#### TASK REQUIREMENTS
Take the listing from its first line through the line that contains "var pulls = [0.105, 0.105, 0.105];" and please retype those lines exactly, leaving out the pictures.

■ ■ ■ ■ ■

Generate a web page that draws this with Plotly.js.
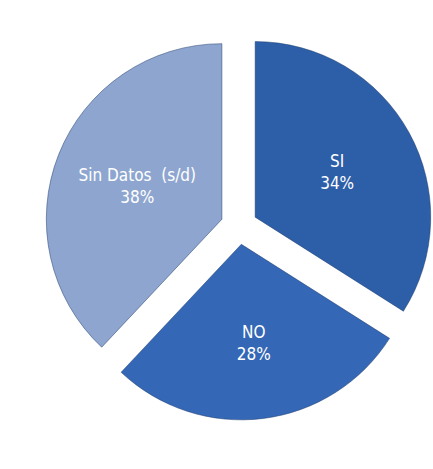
<!DOCTYPE html>
<html>
<head>
<meta charset="utf-8">
<script src="https://cdn.plot.ly/plotly-3.0.1.min.js"></script>
<style>html,body{margin:0;padding:0;background:#fff;}#chart{width:433px;height:469px;}</style>
</head>
<body>
<div id="chart"></div>
<script>
var categories = ["SI", "NO", "Sin Datos  (s/d)"];
var values = [34, 28, 38];
var colors = ["#2D5EA8", "#3467B6", "#8EA6CF"];
var pulls = [0.105, 0.105, 0.105];

var trace = {
  type: "pie",
  labels: categories,
  values: values,
  sort: false,
  direction: "clockwise",
  rotation: 0,
  pull: pulls,
  marker: {colors: colors, line: {color: "rgba(30,60,110,0.5)", width: 1}},
  texttemplate: "%{label}<br>%{percent}",
  textposition: "inside",
  insidetextorientation: "horizontal",
  textfont: {family: "DejaVu Sans Condensed, sans-serif", size: 17, color: "#ffffff"},
  hoverinfo: "none",
  domain: {x: [0.104, 1.0], y: [0.1023, 0.9339]}
};

var layout = {
  width: 433,
  height: 469,
  margin: {l: 0, r: 0, t: 0, b: 0},
  showlegend: false,
  paper_bgcolor: "#ffffff",
  plot_bgcolor: "#ffffff"
};

Plotly.newPlot("chart", [trace], layout, {displayModeBar: false, staticPlot: true});
</script>
</body>
</html>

■ ■ ■ ■ ■

#### RESPONSE
Generate a web page that draws this with Plotly.js.
<!DOCTYPE html>
<html>
<head>
<meta charset="utf-8">
<script src="https://cdn.plot.ly/plotly-3.0.1.min.js"></script>
<style>html,body{margin:0;padding:0;background:#fff;}#chart{width:433px;height:469px;}</style>
</head>
<body>
<div id="chart"></div>
<script>
var categories = ["SI", "NO", "Sin Datos  (s/d)"];
var values = [34, 28, 38];
var colors = ["#2D5EA8", "#3467B6", "#8EA6CF"];
var pulls = [0.105, 0.105, 0.105];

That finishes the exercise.